Caterpillar Testing Extranet Sales Tool
Pulling information from its proprietary database, the maker of engines for highway trucks is using a promotional Internet-based extranet -- a password-protected system for field representatives. The extranet is designed to boost Caterpillar's one-to-one communications with customers and prospects.
"Use of the Internet-based extranet will, we hope, allow us to provide our various salespeople with the names of those customers and potentials most likely to buy our engines," said David Semlow, marketing manager for truck engines at Caterpillar, Mossville, IL, just outside Peoria.
Caterpillar's traditional focus is the smaller, 25-vehicles-and-under market, where it gained 4,000 new fleet customers in the past three years. It is now No. 1 in that segment, leading rivals such as Cummins, Navistar and Detroit Diesel.
But now it wants to target fleets with 100 vehicles and more, particularly companies such as Schneider, J.B. Hunt, Werner and Consolidated Freightways.
Semlow said there are about 200,000 purchasers of heavy-duty and midrange delivery trucks in the United States. But Caterpillar has only so many marketing dollars to get its message across that fleets should install Caterpillar engines in their trucks, he said.
"The challenge was how do we maintain the new leadership position and then further penetrate the large customers, because the way the industry is evolving, the large-load truck carriers are buying up other smaller carriers," said Frank Weyforth, chairman of Marketing.comm/ICOM, Overland Park, KS, the advertising agency that handles Caterpillar.
"So the big fleets are taking more and more of the business of the new trucks and engines purchased each year," Weyforth said.
The agency, which has Caterpillar's truck engine business, has created a promotional extranet based on Caterpillar's contact management system. Accessed via the site at www.sams1to1.com, sales representatives can extract information while on the road from various communication and relationship-building packages.
Materials on the site include the 75th Anniversary Package, Conquest Customer Appreciation/Free Gift for prospects, golf outings, production information, call center mouse pad packages, event invitations, personalized letters from Cat executives and Truck Power magazine.
"These are custom tailored so that the sales rep can build it right online," Weyforth said. "The sales rep has some options: He or she can do direct mail, which goes right from the Internet to a digital press; he can do a one-off program to one individual customer; contact that customer so that he can e-mail him; or he can do telesales -- all out of the same system."
So, for instance, once the sales rep has requested a direct mail package through the extranet, this order is sent to the Marketing.comm/ICOM direct marketing support team that works on the Caterpillar account.
The package is mailed in 24 to 48 hours, after which the sales rep can call the customer or prospect to close the sale or follow up.
Orders received are connected to a Caterpillar mainframe computer, where it is downloaded for execution.
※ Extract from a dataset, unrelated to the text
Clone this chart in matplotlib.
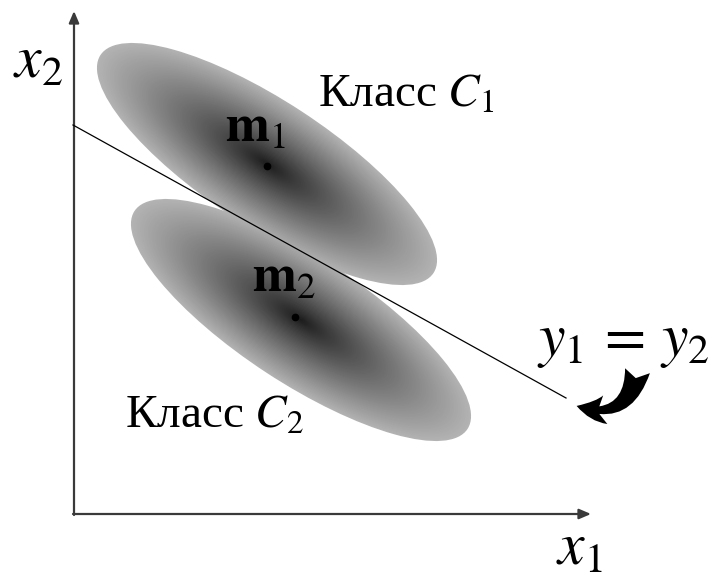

This way, calls are tracked and details are collected on the number of engines sold with help from the extranet.
Before the new, Web-based extranet, Caterpillar sales reps contacted customers and prospects only via telephone or in person. All written communications, including direct mailers, were sent from Caterpillar headquarters or the advertising agency.
Not that the old system does not work. According to Caterpillar, corporate mailings in 1998 yielded a 24 percent response rate and a 42 percent conversion rate. For 1999, the response was 37 percent, and conversion was up to 45 percent.
"We're never trying to stand still," Semlow said. "We're always open to new ideas and new technology, and we're trying to make the best of both with this extranet."
The traditional system, Weyforth added, "will continue because that does a great job of getting the customer to respond the first time. But how do you penetrate that potential customer where you've not got a foothold?" That is what led to the creation of the new, Internet-based system.
The Web-based system is used by Caterpillar's national account managers, who call on fleets of 300-plus trucks, and by truck engine account district managers responsible for fleets with 100 to 300 trucks.
"If the test proves successful, that system will be rolled out to all of the teams, and [there are] about 130 teams which have truck engine managers who work not for Caterpillar corporate but for the Caterpillar dealers," Weyforth said.